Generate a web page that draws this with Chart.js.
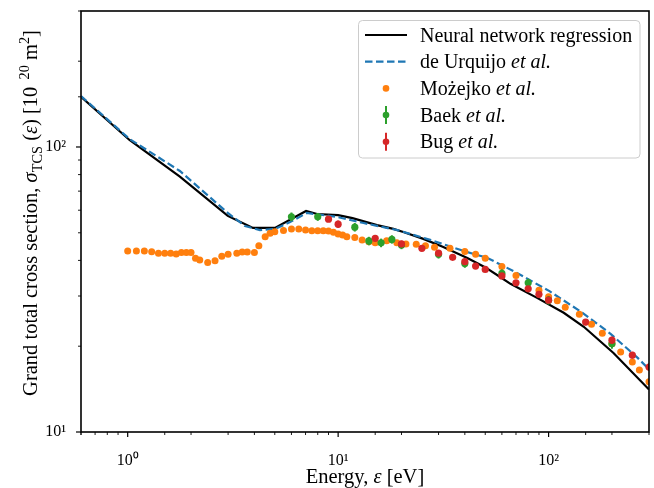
<!DOCTYPE html>
<html>
<head>
<meta charset="utf-8">
<script src="https://cdn.jsdelivr.net/npm/chart.js@4.4.0/dist/chart.umd.min.js"></script>
<style>
  html, body { margin: 0; padding: 0; background: #fff; }
  #wrap { width: 654px; height: 488px; }
</style>
</head>
<body>
<div id="wrap"><canvas id="c" width="654" height="488"></canvas></div>
<script>
// grand total cross section vs energy, log-log

const nnEnergy = [0.6, 1.02, 1.77, 2.99, 3.94, 5.01, 7.04, 7.94, 10, 11.7, 15.3, 18.3, 20.4, 25.4, 31.6, 41.1, 50.1, 59.1, 65.9, 88.6, 118, 147, 204, 300];
const nnSigma = [150, 105.8, 78.7, 57.3, 52.0, 52.0, 59.6, 58.2, 57.7, 56.3, 53.2, 51.6, 50.3, 47.6, 44.6, 40.8, 37.8, 34.9, 33.1, 29.5, 26.2, 23.4, 18.9, 14.1];

const urqEnergy = [0.6, 1.02, 1.77, 2.99, 3.61, 4.25, 5.01, 5.91, 7.1, 9.9, 13.2, 19.1, 27.4, 39.4, 51.2, 69.6, 101, 145, 197, 265, 300];
const urqSigma = [151, 106.7, 82.4, 58.7, 52.8, 51.1, 51.6, 54.5, 58.7, 56.8, 54.1, 51.1, 47.2, 43.2, 40.8, 36.4, 31.2, 26.2, 22.1, 18.2, 16.6];

const mozEnergy = [1.0, 1.1, 1.2, 1.3, 1.4, 1.5, 1.6, 1.7, 1.8, 1.9, 2.0, 2.1, 2.2, 2.4, 2.6, 2.8, 3.0, 3.3, 3.5, 3.7, 4.0, 4.2, 4.5, 4.75, 5.0,
  5.5, 6.0, 6.5, 7.0, 7.5, 8.0, 8.5, 9.0, 9.5, 10, 10.5, 11, 12, 13, 14, 15, 17, 19, 21, 23.5, 26, 28.7, 34, 40, 45, 50,
  60, 70, 90, 100, 110, 120, 140, 160, 180, 200, 220, 250, 270, 300];
const mozSigma = [43.2, 43.2, 43.2, 42.9, 42.4, 42.4, 42.4, 42.1, 42.6, 42.6, 42.6, 40.7, 40.1, 39.3, 39.9, 41.4, 42.0, 42.4, 42.8, 42.8, 42.6, 45.0, 48.4, 49.8, 50.4,
  50.9, 51.6, 51.6, 51.1, 50.8, 50.8, 50.8, 50.7, 50.2, 49.5, 49.1, 48.4, 48.1, 47.2, 46.5, 46.1, 46.9, 46.1, 45.7, 45.6, 45.0, 44.5, 44.1, 43.0, 42.0, 40.7,
  38.1, 35.4, 31.4, 29.8, 28.9, 27.4, 25.9, 23.9, 22.2, 20.4, 19.1, 17.6, 16.5, 15.0];

const baekEnergy = [6, 8, 12, 14, 16, 18, 20, 30, 40, 60, 80, 100, 200];
const baekSigma = [56.9, 56.9, 52.3, 46.8, 46.1, 47.4, 45.3, 42.0, 39.0, 36.0, 33.4, 29.0, 20.4];
const baekErr = [2.0, 1.8, 1.8, 1.6, 1.6, 1.6, 1.5, 1.4, 1.3, 1.2, 1.1, 1.0, 0.8];

const bugEnergy = [9, 10, 15, 20, 25, 30, 35, 40, 45, 50, 60, 70, 80, 90, 100, 150, 200, 250, 300];
const bugSigma = [55.8, 53.6, 47.8, 45.7, 44.1, 42.4, 41.0, 39.6, 38.2, 37.2, 35.3, 33.4, 31.8, 30.4, 29.0, 24.3, 21.0, 18.6, 16.9];
const bugErr = [1.2, 1.6, 1.0, 1.2, 0.9, 0.9, 0.8, 0.9, 0.8, 0.8, 0.8, 0.7, 0.7, 0.7, 0.7, 0.6, 0.6, 0.5, 0.5];

const FONT = '"Liberation Serif", "Times New Roman", serif';
const C_BLUE = '#1f77b4', C_ORANGE = '#ff7f0e', C_GREEN = '#2ca02c', C_RED = '#d62728';
const TITLE_SIZE = 20.5;

function pts(xs, ys) {
  return xs.map((x, i) => ({ x: x, y: ys[i] }));
}

function fnt(size, italic) {
  return (italic ? 'italic ' : '') + size + 'px ' + FONT;
}

// text made of runs: {t, i (italic), sub, sup}
function richWidth(ctx, parts, size) {
  let w = 0;
  parts.forEach(p => {
    ctx.font = fnt((p.sub || p.sup) ? size * 0.7 : size, p.i);
    w += ctx.measureText(p.t).width;
  });
  return w;
}

function drawRich(ctx, parts, x, y, size) {
  ctx.textAlign = 'left';
  ctx.textBaseline = 'alphabetic';
  parts.forEach(p => {
    const s = (p.sub || p.sup) ? size * 0.7 : size;
    ctx.font = fnt(s, p.i);
    let dy = 0;
    if (p.sub) dy = size * 0.22;
    if (p.sup) dy = -size * 0.4;
    ctx.fillText(p.t, x, y + dy);
    x += ctx.measureText(p.t).width;
  });
}

const isMajor = v => Math.abs(Math.log10(v) - Math.round(Math.log10(v))) < 1e-9;
const supDigits = { '0': '\u2070', '1': '\u00b9', '2': '\u00b2', '3': '\u00b3', '-': '\u207b' };
const powLabel = v => '10' + String(Math.round(Math.log10(v))).split('').map(ch => supDigits[ch]).join('');

const errorBars = {
  id: 'errorBars',
  beforeDatasetDraw(chart, args) {
    const ds = chart.data.datasets[args.index];
    if (!ds.errors) return;
    const ctx = chart.ctx, xs = chart.scales.x, ys = chart.scales.y, a = chart.chartArea;
    ctx.save();
    ctx.beginPath();
    ctx.rect(a.left, a.top, a.right - a.left, a.bottom - a.top);
    ctx.clip();
    ctx.strokeStyle = ds.borderColor;
    ctx.lineWidth = 2;
    ds.data.forEach((p, i) => {
      const px = xs.getPixelForValue(p.x);
      ctx.beginPath();
      ctx.moveTo(px, ys.getPixelForValue(p.y - ds.errors[i]));
      ctx.lineTo(px, ys.getPixelForValue(p.y + ds.errors[i]));
      ctx.stroke();
    });
    ctx.restore();
  }
};

const frame = {
  id: 'frame',
  afterDatasetsDraw(chart) {
    const ctx = chart.ctx, a = chart.chartArea;
    ctx.save();
    ctx.strokeStyle = '#000';
    // ticks, bottom and left only
    chart.scales.x.ticks.forEach(t => {
      const px = chart.scales.x.getPixelForValue(t.value);
      const major = isMajor(t.value);
      ctx.lineWidth = major ? 1.2 : 0.9;
      ctx.beginPath();
      ctx.moveTo(px, a.bottom);
      ctx.lineTo(px, a.bottom + (major ? 5 : 3));
      ctx.stroke();
    });
    chart.scales.y.ticks.forEach(t => {
      const py = chart.scales.y.getPixelForValue(t.value);
      const major = isMajor(t.value);
      ctx.lineWidth = major ? 1.2 : 0.9;
      ctx.beginPath();
      ctx.moveTo(a.left, py);
      ctx.lineTo(a.left - (major ? 5 : 3), py);
      ctx.stroke();
    });
    ctx.lineWidth = 1.6;
    ctx.strokeRect(a.left, a.top, a.right - a.left, a.bottom - a.top);
    ctx.restore();
  },
  afterDraw(chart) {
    const ctx = chart.ctx, a = chart.chartArea;
    ctx.save();
    ctx.fillStyle = '#000';

    // x title
    const xt = [{ t: 'Energy, ' }, { t: '\u03b5', i: true }, { t: ' [eV]' }];
    const xw = richWidth(ctx, xt, TITLE_SIZE);
    drawRich(ctx, xt, (a.left + a.right) / 2 - xw / 2, 483, TITLE_SIZE);

    // y title, rotated
    const yt = [{ t: 'Grand total cross section, ' }, { t: '\u03c3', i: true }, { t: 'TCS', sub: true },
      { t: ' (' }, { t: '\u03b5', i: true }, { t: ') [10' }, { t: '  20', sup: true }, { t: ' m' }, { t: '2', sup: true }, { t: ']' }];
    const yw = richWidth(ctx, yt, TITLE_SIZE);
    ctx.translate(37, 213);
    ctx.rotate(-Math.PI / 2);
    drawRich(ctx, yt, -yw / 2, 0, TITLE_SIZE);
    ctx.restore();

    // legend
    ctx.save();
    const L = { x: 358.5, y: 20.5, w: 281.5, h: 137.5, r: 4 };
    ctx.beginPath();
    ctx.roundRect(L.x, L.y, L.w, L.h, L.r);
    ctx.fillStyle = 'rgba(255,255,255,0.8)';
    ctx.fill();
    ctx.strokeStyle = '#cccccc';
    ctx.lineWidth = 1;
    ctx.stroke();

    const rows = [
      { parts: [{ t: 'Neural network regression' }], kind: 'line', color: '#000' },
      { parts: [{ t: 'de Urquijo ' }, { t: 'et al.', i: true }], kind: 'dash', color: C_BLUE },
      { parts: [{ t: 'Mo\u017cejko ' }, { t: 'et al.', i: true }], kind: 'dot', color: C_ORANGE },
      { parts: [{ t: 'Baek ' }, { t: 'et al.', i: true }], kind: 'err', color: C_GREEN },
      { parts: [{ t: 'Bug ' }, { t: 'et al.', i: true }], kind: 'err', color: C_RED }
    ];
    rows.forEach((row, k) => {
      const cy = 35 + k * 26.7;
      ctx.strokeStyle = row.color;
      ctx.fillStyle = row.color;
      if (row.kind === 'line' || row.kind === 'dash') {
        ctx.lineWidth = 2.2;
        ctx.setLineDash(row.kind === 'dash' ? [7.5, 3.5] : []);
        ctx.beginPath();
        ctx.moveTo(365, cy);
        ctx.lineTo(407, cy);
        ctx.stroke();
        ctx.setLineDash([]);
      } else {
        if (row.kind === 'err') {
          ctx.lineWidth = 2;
          ctx.beginPath();
          ctx.moveTo(386, cy - 9);
          ctx.lineTo(386, cy + 9);
          ctx.stroke();
        }
        ctx.beginPath();
        ctx.arc(386, cy, 3.3, 0, Math.PI * 2);
        ctx.fill();
      }
      ctx.fillStyle = '#000';
      drawRich(ctx, row.parts, 420, cy + 6.5, 20);
    });
    ctx.restore();
  }
};

const tickFont = { family: FONT, size: 16 };

function fixBox(w, h) {
  return s => {
    if (w) s.width = w;
    if (h) s.height = h;
    s.paddingTop = 0; s.paddingBottom = 0; s.paddingLeft = 0; s.paddingRight = 0;
  };
}

new Chart(document.getElementById('c'), {
  type: 'scatter',
  data: {
    datasets: [
      {
        label: 'Neural network regression',
        data: pts(nnEnergy, nnSigma),
        showLine: true, borderColor: '#000', borderWidth: 2.2, pointRadius: 0, tension: 0, order: 5
      },
      {
        label: 'de Urquijo et al.',
        data: pts(urqEnergy, urqSigma),
        showLine: true, borderColor: C_BLUE, borderWidth: 2.2, borderDash: [7.5, 3.5], pointRadius: 0, tension: 0, order: 4
      },
      {
        label: 'Możejko et al.',
        data: pts(mozEnergy, mozSigma),
        backgroundColor: C_ORANGE, borderColor: C_ORANGE, pointRadius: 3.5, pointBorderWidth: 0, order: 3
      },
      {
        label: 'Baek et al.',
        data: pts(baekEnergy, baekSigma),
        errors: baekErr,
        backgroundColor: C_GREEN, borderColor: C_GREEN, pointRadius: 3.6, pointBorderWidth: 0, order: 2
      },
      {
        label: 'Bug et al.',
        data: pts(bugEnergy, bugSigma),
        errors: bugErr,
        backgroundColor: C_RED, borderColor: C_RED, pointRadius: 3.6, pointBorderWidth: 0, order: 1
      }
    ]
  },
  options: {
    responsive: false,
    animation: false,
    events: [],
    layout: { padding: { top: 11, right: 5, left: 0, bottom: 0 } },
    plugins: { legend: { display: false }, tooltip: { enabled: false } },
    scales: {
      x: {
        type: 'logarithmic', min: 0.6, max: 300,
        grid: { display: false }, border: { display: false },
        ticks: {
          autoSkip: false, maxRotation: 0, padding: 11, color: '#000', font: tickFont,
          callback: v => isMajor(v) ? powLabel(v) : ''
        },
        afterFit: fixBox(0, 56)
      },
      y: {
        type: 'logarithmic', min: 10, max: 300,
        grid: { display: false }, border: { display: false },
        ticks: {
          autoSkip: false, padding: 7, color: '#000', font: tickFont,
          callback: v => isMajor(v) ? powLabel(v) : ''
        },
        afterFit: fixBox(81, 0)
      }
    }
  },
  plugins: [errorBars, frame]
});
</script>
</body>
</html>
════════════════════
▶ Task details: Copy exactly the lines running from the beginning of the listing through the line that has "vs energy, log-log". Drop the pictures.

▶ Solved problem:
Generate a web page that draws this with Chart.js.
<!DOCTYPE html>
<html>
<head>
<meta charset="utf-8">
<script src="https://cdn.jsdelivr.net/npm/chart.js@4.4.0/dist/chart.umd.min.js"></script>
<style>
  html, body { margin: 0; padding: 0; background: #fff; }
  #wrap { width: 654px; height: 488px; }
</style>
</head>
<body>
<div id="wrap"><canvas id="c" width="654" height="488"></canvas></div>
<script>
// grand total cross section vs energy, log-log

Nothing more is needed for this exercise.